Fr. Roger J. Landry
Leonine Forum Summit Banquet
St. Regis Hotel, Washington, DC
Vigil of Corpus Christi
June 10, 2023
Tonight we gather on the vigil of the Solemnity of the Body and Blood of our Eucharistic Lord, which is meant to be the source and summit of the Christian life, the starting point and goal of the Leonine Forum, the beginning and the end even of sumptuous banquets like the one before us.
121 years ago, on the Vigil of Corpus Christi, Pope Leo XIII, the patronal inspiration for the Forum, released an encyclical, his 85th encyclical, on the Holy Eucharist. It was entitled in Latin Mirae Caritatis, which means “Of the Wondrous Love” Jesus shows us in this great gift.
At the beginning of the encyclical, Pope Leo noted that Jesus waited until the very close of his mortal life to give us the memorial of his measureless love for the human race, and said that, at 92 years old, as he was getting ready to depart from this life himself, he wanted to do nothing more than to try to stir up and foster in the hearts of all greater gratitude and devotion toward his wondrous Sacrament where hope, peace and salvation are found (MC 2). He said that that had been the earnest aim and endeavor of the first 24 years of his pontificate and would remain so until his last breath of life (MC 1).
In this encyclical, Pope Leo first grounded Catholic Social Teaching, which we study in depth and from many angles in our first-year curriculum, in Christ’s wondrous Eucharistic love. So many of the problems facing the human race about which he said he had written “before at considerable length” — starting with Rerum Novarum — flow from a charity toward God and others that has grown cold. The remedy, he said, is the ardent charity Christ brought into the world and with which he wanted to set human hearts on fire. That charity toward God and toward others, he continued, is what the Eternal High Priest intended in establishing the Eucharist. “It is not possible,” he wrote, “that there should be any lack of charity among men … if men would but ponder well the charity that Christ has shown us in the Sacrament.”
And so tonight, and tomorrow, and throughout the three-year-plus Eucharistic Revival occurring in the Church in the United States, especially the parish phase of the Revival that begins tomorrow, is a time for us to ponder well Christ’s wondrous charity given for us each day on the altar.

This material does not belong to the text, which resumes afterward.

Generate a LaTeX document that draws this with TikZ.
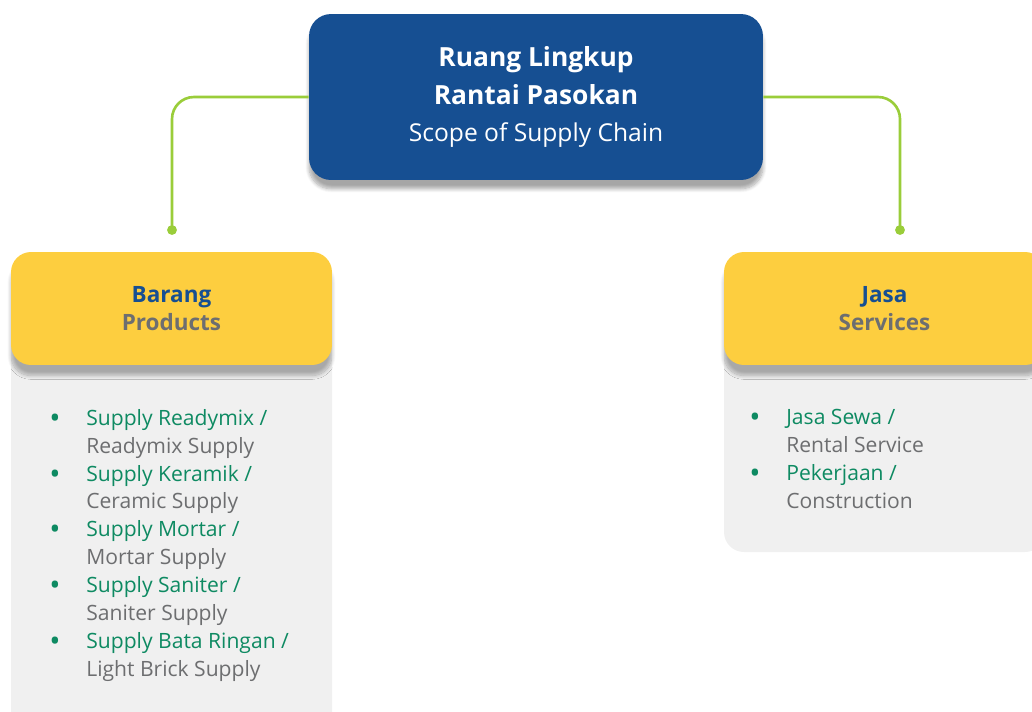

But Pope Leo makes another application of how the Sacred Liturgy that gives us our Eucharistic Lord is meant to be the source and summit of every Catholic activity. It’s supposed to influence each meal. The 265th Pope emphasized that Jesus prepared the hearts of men and women for the worthy reception of the True Manna and Living Bread he was about to give them by the multiplication of the loaves and fish in an exquisite banquet on the shore of the Sea of Galilee. He was showing us all that just as we draw our nourishment and vigor from the natural food he provides us, so God wanted to supply the food by which our souls would be sustained, strengthened and sanctified.
He wanted us through human hunger to yearn for heavenly nourishment.
He intended by the human joy of feasting to prepare us for the joy of a greater banquet in this life and a greater one still in the next.
He desired to teach us through the speeches and courses of a banquet to get ready for the Liturgy of the Word and the Liturgy of the Word-made-flesh, by which the One who said that he had come so that we might have life to the full will give us His flesh for the life of the world (Jn 10:10; 6:52).
And so tonight, on this vigil of Corpus Christi, we come together with gratitude to God for this banquet and for all of the ways — intellectual formation, worship, friendship and community, opportunities for organized charity, pilgrimages and more — by which God through the Leonine Forum nourishes us.
We thank him for all those whose efforts and generosity make the Leonine Forum possible.
We thank him for the root and fruit of the Leonine Forum, the source and summit of our faith, Christ himself in the Holy Eucharist, as we ask the Lord to give us the same zeal as he gave Pope Leo, so that until our last breath of life we may never cease to glorify him for his wondrous self-gift, for the Church that draws its life from the Eucharist, and for all of the charity the Eucharist inspires and unleashes.
And we beseech our Eucharistic Lord to bless us and our banquet with the words with which Pope Leo XIII himself used to bless each meal:
Benedic, Domine, nos et haec tua dona quae de tua largitate sumus sumpturi. Per Christum Dominum nostrum. Amen.